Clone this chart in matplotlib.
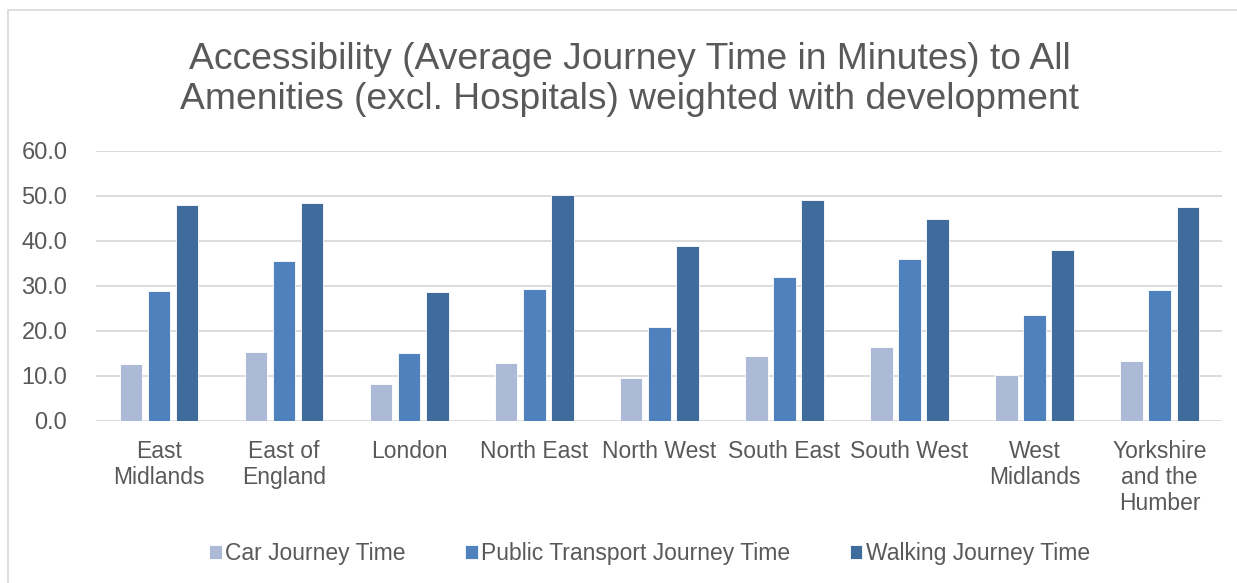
import numpy as np
import matplotlib.pyplot as plt
from matplotlib.patches import Rectangle

regions = ["East\nMidlands", "East of\nEngland", "London", "North East", "North West",
           "South East", "South West", "West\nMidlands", "Yorkshire\nand the\nHumber"]
car = [12.7, 15.4, 8.2, 12.8, 9.6, 14.4, 16.5, 10.3, 13.4]
public_transport = [28.8, 35.5, 15.2, 29.4, 20.9, 31.9, 36.0, 23.5, 29.0]
walking = [48.1, 48.5, 28.6, 50.3, 38.9, 49.0, 44.8, 38.0, 47.6]

series_names = ["Car Journey Time", "Public Transport Journey Time", "Walking Journey Time"]
colours = ["#ADBAD7", "#4F81BD", "#3F6B9D"]
TEXT = "#595959"

plt.rcParams['font.family'] = ['Liberation Sans', 'DejaVu Sans']

fig = plt.figure(figsize=(12.37, 5.83), dpi=100)
ax = fig.add_axes([0.078, 0.278, 0.910, 0.463])

# light frame around the whole chart
fig.patches.append(Rectangle((8 / 1237, -0.05), 1.1, 0.05 + 1 - 10 / 583,
                             transform=fig.transFigure, fill=False,
                             edgecolor="#D9D9D9", linewidth=1.2))

x = np.arange(len(regions))
offset = 0.225
width = 0.18
for i, (vals, name, col) in enumerate(zip([car, public_transport, walking], series_names, colours)):
    ax.bar(x + (i - 1) * offset, vals, width, color=col, label=name,
           edgecolor="white", linewidth=0.6, zorder=3)

ax.set_xlim(-0.5, len(regions) - 0.5)
ax.set_ylim(0, 60)
ax.set_yticks(np.arange(0, 61, 10))
ax.set_yticklabels([f"{v:.1f}" for v in np.arange(0, 61, 10)])
ax.yaxis.grid(True, color="#D9D9D9", linewidth=1.3, zorder=0)
ax.set_xticks(x)
ax.set_xticklabels(regions, linespacing=1.15)

for s in ax.spines.values():
    s.set_visible(False)
ax.tick_params(axis='both', length=0, colors=TEXT, labelsize=16.5)
ax.tick_params(axis='y', labelsize=17, pad=21)
ax.tick_params(axis='x', pad=14)

fig.text(0.509, 0.864, "Accessibility (Average Journey Time in Minutes) to All\n"
         "Amenities (excl. Hospitals) weighted with development",
         ha='center', va='center', fontsize=26.8, color=TEXT, linespacing=1.2)

leg = fig.legend(loc='center', bbox_to_anchor=(0.525, 0.051), ncol=3, frameon=False,
                 fontsize=16.5, handlelength=0.55, handleheight=0.55, handletextpad=0.15,
                 columnspacing=2.6, labelcolor=TEXT)

fig.savefig("out.png", dpi=100)
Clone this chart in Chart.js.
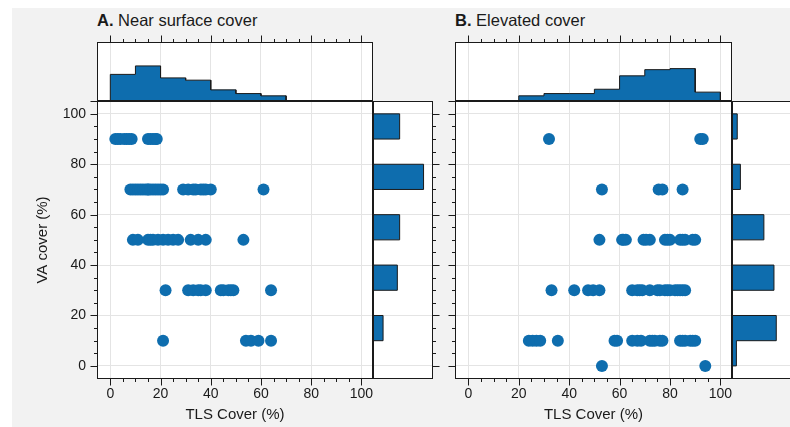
<!DOCTYPE html>
<html>
<head>
<meta charset="utf-8">
<script src="https://cdn.jsdelivr.net/npm/chart.js@4.4.0/dist/chart.umd.min.js"></script>
<style>
  html, body { margin: 0; padding: 0; background: #fff; }
  #fig { position: relative; width: 790px; height: 427px; overflow: hidden; background: #fff;
         font-family: "Liberation Sans", Arial, sans-serif; }
  #bg { position: absolute; left: 12px; top: 8px; right: 0; bottom: 0; background: #f2f2f2; }
  canvas { position: absolute; left: 0; top: 0; }
  .ttl { position: absolute; top: 12px; font-size: 16.5px; line-height: 1; color: #1a1a1a; white-space: nowrap; }
</style>
</head>
<body>
<div id="fig">
  <div id="bg"></div>
  <div class="ttl" style="left:97px"><b>A.</b> Near surface cover</div>
  <div class="ttl" style="left:455px"><b>B.</b> Elevated cover</div>
  <canvas id="aTop" width="800" height="427"></canvas>
  <canvas id="bTop" width="800" height="427"></canvas>
  <canvas id="aRight" width="800" height="427"></canvas>
  <canvas id="bRight" width="800" height="427"></canvas>
  <canvas id="aMain" width="800" height="427"></canvas>
  <canvas id="bMain" width="800" height="427"></canvas>
</div>
<script>
// ---- data ----
var vaLevelsA = [90, 70, 50, 30, 10];
var tlsRowsA = [
  [2, 3, 4, 5.5, 6.5, 7.5, 8.5, 15, 16, 17, 18, 18.5],
  [8, 9, 10, 11, 12, 13, 14, 15, 15, 16, 17, 18, 19, 20, 21, 29, 31, 33, 34, 36, 37, 38, 40, 61],
  [9, 11, 15, 16, 17, 19, 21, 23, 25, 27, 32, 35, 38, 53],
  [22, 31, 33, 35, 36, 38, 44, 45, 47, 48, 49, 64],
  [21, 54, 56, 59, 64]
];
var vaLevelsB = [90, 70, 50, 30, 10, 0];
var tlsRowsB = [
  [32, 92, 93],
  [53, 75.5, 77, 85],
  [52, 61, 61.5, 62.5, 69.5, 70.5, 72, 78, 79, 80, 84, 85, 86, 89, 90],
  [33, 42, 47.5, 49.5, 52, 65, 67, 68, 69, 72, 75, 76, 78, 79, 80, 82, 83, 84, 85, 86],
  [24, 25.5, 27, 28.5, 35.5, 58, 59, 65, 67, 68.5, 72, 73, 74, 76, 77, 84, 85, 86, 88, 89, 90],
  [53, 94]
];
// histogram bins (width 10) and counts
var binEdges = [0, 10, 20, 30, 40, 50, 60, 70, 80, 90, 100];
var tlsCountsA = [12.9, 17.0, 11.2, 10.1, 5.4, 3.6, 2.5, 0, 0, 0];
var tlsCountsB = [0, 0, 2.5, 3.6, 3.6, 5.7, 12.2, 15.2, 15.7, 4.3];
var vaCountsA = [0, 4.8, 0, 11.6, 0, 12.7, 0, 24.1, 0, 12.7];
var vaCountsB = [2.1, 21.1, 0, 20, 0, 15.2, 0, 4.0, 0, 2.5];
// axis ticks
var majorTicks = [0, 20, 40, 60, 80, 100];
var minorTicks = [];
for (var t = 0; t <= 100; t += 5) minorTicks.push(t);

// ---- style ----
var BLUE = '#0e6dae';
var GRID = '#e4e4e4';
var INK = '#1a1a1a';
var FONT = '"Liberation Sans", Arial, sans-serif';
var W = 800, H = 427;
var axMin = -5.3, axMax = 104.6;
var vaMin = -5.2, vaMax = 105.1;
var countMax = 28.6;

function scatterPoints(levels, rows) {
  var pts = [];
  levels.forEach(function (lv, i) {
    rows[i].forEach(function (x) { pts.push({x: x, y: lv}); });
  });
  return pts;
}

// outline of a step-filled histogram, as corner points
function histOutline(counts, vertical) {
  var pts = [];
  var push = function (edge, c) { pts.push(vertical ? {x: c, y: edge} : {x: edge, y: c}); };
  push(binEdges[0], 0);
  counts.forEach(function (c, i) {
    push(binEdges[i], c);
    push(binEdges[i + 1], c);
  });
  push(binEdges[binEdges.length - 1], 0);
  return pts;
}

var framePlugin = {
  id: 'frame',
  beforeDraw: function (chart) {
    var a = chart.chartArea, ctx = chart.ctx;
    ctx.save();
    ctx.fillStyle = '#fff';
    ctx.fillRect(a.left, a.top, a.right - a.left, a.bottom - a.top);
    ctx.restore();
  },
  afterDatasetsDraw: function (chart, args, opts) {
    var a = chart.chartArea, ctx = chart.ctx;
    var L = Math.round(a.left) + 0.5, R = Math.round(a.right) - 0.5;
    var T = Math.round(a.top) + 0.5, B = Math.round(a.bottom) - 0.5;
    ctx.save();
    ctx.strokeStyle = INK;
    ctx.lineWidth = 1;
    ctx.strokeRect(L, T, R - L, B - T);
    (opts.sides || []).forEach(function (s) {
      var horiz = s.side === 'top' || s.side === 'bottom';
      var scale = horiz ? chart.scales.x : chart.scales.y;
      var draw = function (vals, len) {
        vals.forEach(function (v) {
          if (v < scale.min || v > scale.max) return;
          var p = Math.round(scale.getPixelForValue(v)) + 0.5;
          ctx.beginPath();
          if (s.side === 'bottom') { ctx.moveTo(p, B); ctx.lineTo(p, B + len); }
          if (s.side === 'top') { ctx.moveTo(p, T); ctx.lineTo(p, T - len); }
          if (s.side === 'left') { ctx.moveTo(L, p); ctx.lineTo(L - len, p); }
          if (s.side === 'right') { ctx.moveTo(R, p); ctx.lineTo(R + len, p); }
          ctx.stroke();
        });
      };
      draw(s.major || [], 7);
      draw(s.minor || [], 3.5);
    });
    ctx.restore();
  }
};

function axis(min, max, ticks, fitSize, pos, label, showLabels) {
  return {
    type: 'linear',
    position: pos,
    min: min,
    max: max,
    afterBuildTicks: function (s) { s.ticks = ticks.map(function (v) { return {value: v}; }); },
    afterFit: function (s) {
      if (pos === 'left') s.width = fitSize; else s.height = fitSize;
    },
    grid: {color: GRID, lineWidth: 1, drawTicks: false},
    border: {display: false},
    ticks: {
      display: showLabels,
      padding: pos === 'left' ? 11 : 7,
      color: INK,
      font: {family: FONT, size: 14}
    },
    title: {
      display: !!label,
      text: label || '',
      color: INK,
      font: {family: FONT, size: 15},
      padding: {top: 3, bottom: 0}
    }
  };
}

function makeChart(id, area, datasets, xAxis, yAxis, sides) {
  var xFit = xAxis.fit, yFit = yAxis.fit;
  return new Chart(document.getElementById(id), {
    type: 'scatter',
    data: {datasets: datasets},
    options: {
      responsive: false,
      animation: false,
      devicePixelRatio: 1,
      layout: {padding: {left: area.l - yFit, top: area.t, right: W - area.r, bottom: H - area.b - xFit}},
      scales: {
        x: axis(xAxis.min, xAxis.max, xAxis.ticks, xFit, 'bottom', xAxis.label, xAxis.labels),
        y: axis(yAxis.min, yAxis.max, yAxis.ticks, yFit, 'left', yAxis.label, yAxis.labels)
      },
      plugins: {
        legend: {display: false},
        tooltip: {enabled: false},
        frame: {sides: sides}
      }
    },
    plugins: [framePlugin]
  });
}

function histSet(pts) {
  return {data: pts, showLine: true, fill: 'shape', backgroundColor: BLUE, borderColor: INK,
          borderWidth: 1, pointRadius: 0, tension: 0};
}
function dotSet(pts) {
  return {data: pts, backgroundColor: BLUE, borderWidth: 0, pointRadius: 6, pointHoverRadius: 6};
}

var tlsMain = {min: axMin, max: axMax, ticks: majorTicks, fit: 45, label: 'TLS Cover (%)', labels: true};
var tlsHidden = {min: axMin, max: axMax, ticks: majorTicks, fit: 0, label: '', labels: false};
var vaMainA = {min: vaMin, max: vaMax, ticks: majorTicks, fit: 66, label: 'VA cover (%)', labels: true};
var vaHidden = {min: vaMin, max: vaMax, ticks: majorTicks, fit: 0, label: '', labels: false};
var countTop = {min: 0, max: countMax, ticks: [0], fit: 0, label: '', labels: false};

// top marginal histograms
makeChart('aTop', {l: 97, t: 42, r: 373, b: 101}, [histSet(histOutline(tlsCountsA, false))],
  tlsHidden, countTop, [{side: 'top', major: majorTicks, minor: minorTicks}, {side: 'left', major: [0]}]);
makeChart('bTop', {l: 455, t: 42, r: 732, b: 101}, [histSet(histOutline(tlsCountsB, false))],
  tlsHidden, countTop, [{side: 'top', major: majorTicks, minor: minorTicks}, {side: 'left', major: [0]}]);

// right marginal histograms
makeChart('aRight', {l: 373, t: 101, r: 433, b: 379}, [histSet(histOutline(vaCountsA, true))],
  countTop, vaHidden, [{side: 'right', major: majorTicks, minor: minorTicks}]);
makeChart('bRight', {l: 732, t: 101, r: 792, b: 379}, [histSet(histOutline(vaCountsB, true))],
  countTop, vaHidden, [{side: 'right', major: majorTicks, minor: minorTicks}]);

// main scatter panels
makeChart('aMain', {l: 97, t: 101, r: 373, b: 379}, [dotSet(scatterPoints(vaLevelsA, tlsRowsA))],
  tlsMain, vaMainA, [{side: 'left', major: majorTicks, minor: minorTicks}, {side: 'bottom', major: majorTicks, minor: minorTicks}]);
makeChart('bMain', {l: 455, t: 101, r: 732, b: 379}, [dotSet(scatterPoints(vaLevelsB, tlsRowsB))],
  tlsMain, vaHidden, [{side: 'left', major: majorTicks, minor: minorTicks}, {side: 'bottom', major: majorTicks, minor: minorTicks}]);
</script>
</body>
</html>
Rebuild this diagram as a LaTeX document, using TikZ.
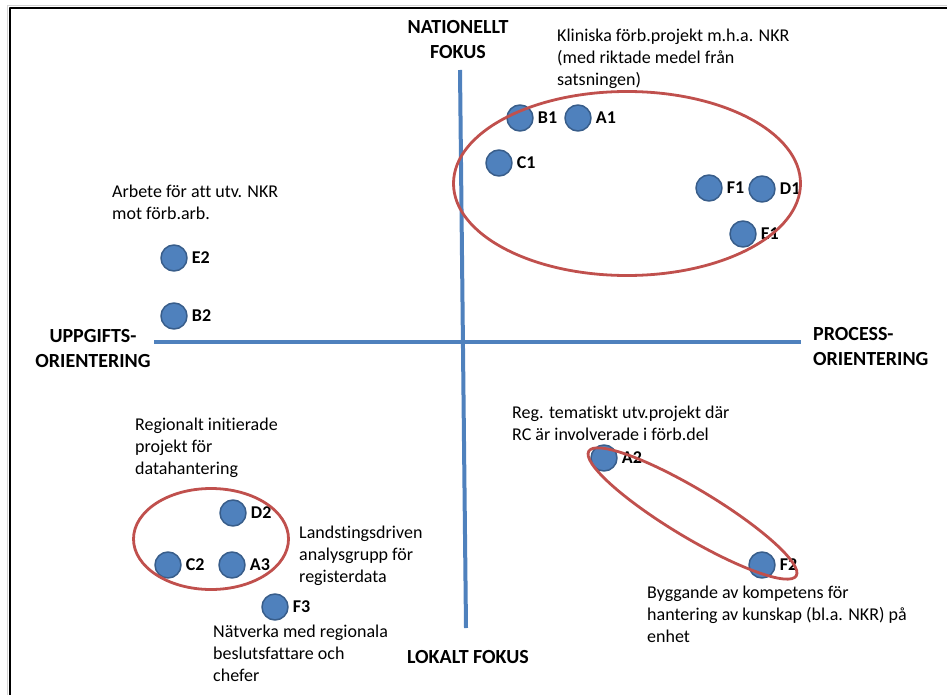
\documentclass[tikz,border=0pt]{standalone}
\usepackage{fontspec}
\setmainfont{Carlito}[Ligatures=NoCommon]
\definecolor{axisblue}{HTML}{4F81BD}
\definecolor{dotrim}{HTML}{385D8A}
\definecolor{ringred}{HTML}{C0504D}
\tikzset{
  dot/.style={circle, fill=axisblue, draw=dotrim, line width=1.5pt, minimum size=26pt, inner sep=0pt},
  dotlbl/.style={font=\fontsize{18}{22}\selectfont\bfseries, inner sep=0pt, xshift=4pt},
  note/.style={font=\fontsize{18}{22}\selectfont, align=left, anchor=north west, inner sep=0pt},
  pole/.style={font=\fontsize{20}{25}\selectfont\bfseries, inner sep=0pt},
  ring/.style={draw=ringred, line width=2.8pt},
  axisline/.style={draw=axisblue, line width=4pt, line cap=butt},
}
\begin{document}
\begin{tikzpicture}[x=1pt, y=1pt, line cap=round, line join=round]
    \useasboundingbox (0,0) rectangle (947,-695);
    \draw[gray!35, line width=1pt] (7.5,-700) -- (7.5,-5.5) -- (950,-5.5);
    \draw[line width=2pt] (10,-700) -- (10,-8) -- (950,-8);
    \coordinate (ntop) at (460,-70);
    \coordinate (nbot) at (466,-628);
    \coordinate (west) at (154,-342);
    \coordinate (east) at (801,-342);
    \draw[axisline] (west) -- (east);
    \draw[axisline] (ntop) -- (nbot);
    \node[pole, align=center, anchor=north] (nationellt) at (458,-20) {NATIONELLT\\FOKUS};
    \node[pole, align=center, anchor=north] (uppgifts) at (93,-329) {UPPGIFTS-\\ORIENTERING};
    \node[pole, align=left, anchor=north west] (process) at (813,-327) {PROCESS-\\ORIENTERING};
    \node[pole, anchor=base] (lokalt) at (468,-663) {LOKALT FOKUS};
    \node[note] (kliniska) at (557,-29.3) {Kliniska förb.projekt m.h.a. NKR\\(med riktade medel från\\satsningen)};
    \node[note] (arbete) at (112,-185.3) {Arbete för att utv. NKR\\mot förb.arb.};
    \node[note] (regionalt) at (135,-417.3) {Regionalt initierade\\projekt för\\datahantering};
    \node[note] (landsting) at (299,-525.3) {Landstingsdriven\\analysgrupp för\\registerdata};
    \node[note] (natverka) at (213,-624.3) {Nätverka med regionala\\beslutsfattare och\\chefer};
    \node[note] (tematiskt) at (512,-405.3) {Reg. tematiskt utv.projekt där\\RC är involverade i förb.del};
    \node[note] (byggande) at (647,-585.3) {Byggande av kompetens för\\hantering av kunskap (bl.a. NKR) på\\enhet};
    \foreach \n/\x/\y in {B1/520/118, A1/578/118, C1/499/163, F1/709/188, D1/762/189, E1/743/234,
                          E2/174/258, B2/174/316, D2/233/513, C2/168/565, A3/232/565, F3/275/607,
                          A2/604/458, F2/762/565}
      \node[dot, label={[dotlbl]right:\n}] (\n) at (\x,-\y) {};
    \draw[ring] (627,-183.5) ellipse [x radius=173.5pt, y radius=92pt];
    \draw[ring] (211,-539) ellipse [x radius=77.5pt, y radius=50.5pt];
    \draw[ring, rotate around={-31:(692.5,-513.5)}] (692.5,-513.5) ellipse [x radius=121pt, y radius=24pt];
  \end{tikzpicture}
\end{document}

What is being asked
Skip every picture and return the lines above from the top through the one that contains "ax.tick_params(axis='x', pad=14)".

Expected output
Clone this chart in matplotlib.
import numpy as np
import matplotlib.pyplot as plt
from matplotlib.patches import Rectangle

regions = ["East\nMidlands", "East of\nEngland", "London", "North East", "North West",
           "South East", "South West", "West\nMidlands", "Yorkshire\nand the\nHumber"]
car = [12.7, 15.4, 8.2, 12.8, 9.6, 14.4, 16.5, 10.3, 13.4]
public_transport = [28.8, 35.5, 15.2, 29.4, 20.9, 31.9, 36.0, 23.5, 29.0]
walking = [48.1, 48.5, 28.6, 50.3, 38.9, 49.0, 44.8, 38.0, 47.6]

series_names = ["Car Journey Time", "Public Transport Journey Time", "Walking Journey Time"]
colours = ["#ADBAD7", "#4F81BD", "#3F6B9D"]
TEXT = "#595959"

plt.rcParams['font.family'] = ['Liberation Sans', 'DejaVu Sans']

fig = plt.figure(figsize=(12.37, 5.83), dpi=100)
ax = fig.add_axes([0.078, 0.278, 0.910, 0.463])

# light frame around the whole chart
fig.patches.append(Rectangle((8 / 1237, -0.05), 1.1, 0.05 + 1 - 10 / 583,
                             transform=fig.transFigure, fill=False,
                             edgecolor="#D9D9D9", linewidth=1.2))

x = np.arange(len(regions))
offset = 0.225
width = 0.18
for i, (vals, name, col) in enumerate(zip([car, public_transport, walking], series_names, colours)):
    ax.bar(x + (i - 1) * offset, vals, width, color=col, label=name,
           edgecolor="white", linewidth=0.6, zorder=3)

ax.set_xlim(-0.5, len(regions) - 0.5)
ax.set_ylim(0, 60)
ax.set_yticks(np.arange(0, 61, 10))
ax.set_yticklabels([f"{v:.1f}" for v in np.arange(0, 61, 10)])
ax.yaxis.grid(True, color="#D9D9D9", linewidth=1.3, zorder=0)
ax.set_xticks(x)
ax.set_xticklabels(regions, linespacing=1.15)

for s in ax.spines.values():
    s.set_visible(False)
ax.tick_params(axis='both', length=0, colors=TEXT, labelsize=16.5)
ax.tick_params(axis='y', labelsize=17, pad=21)
ax.tick_params(axis='x', pad=14)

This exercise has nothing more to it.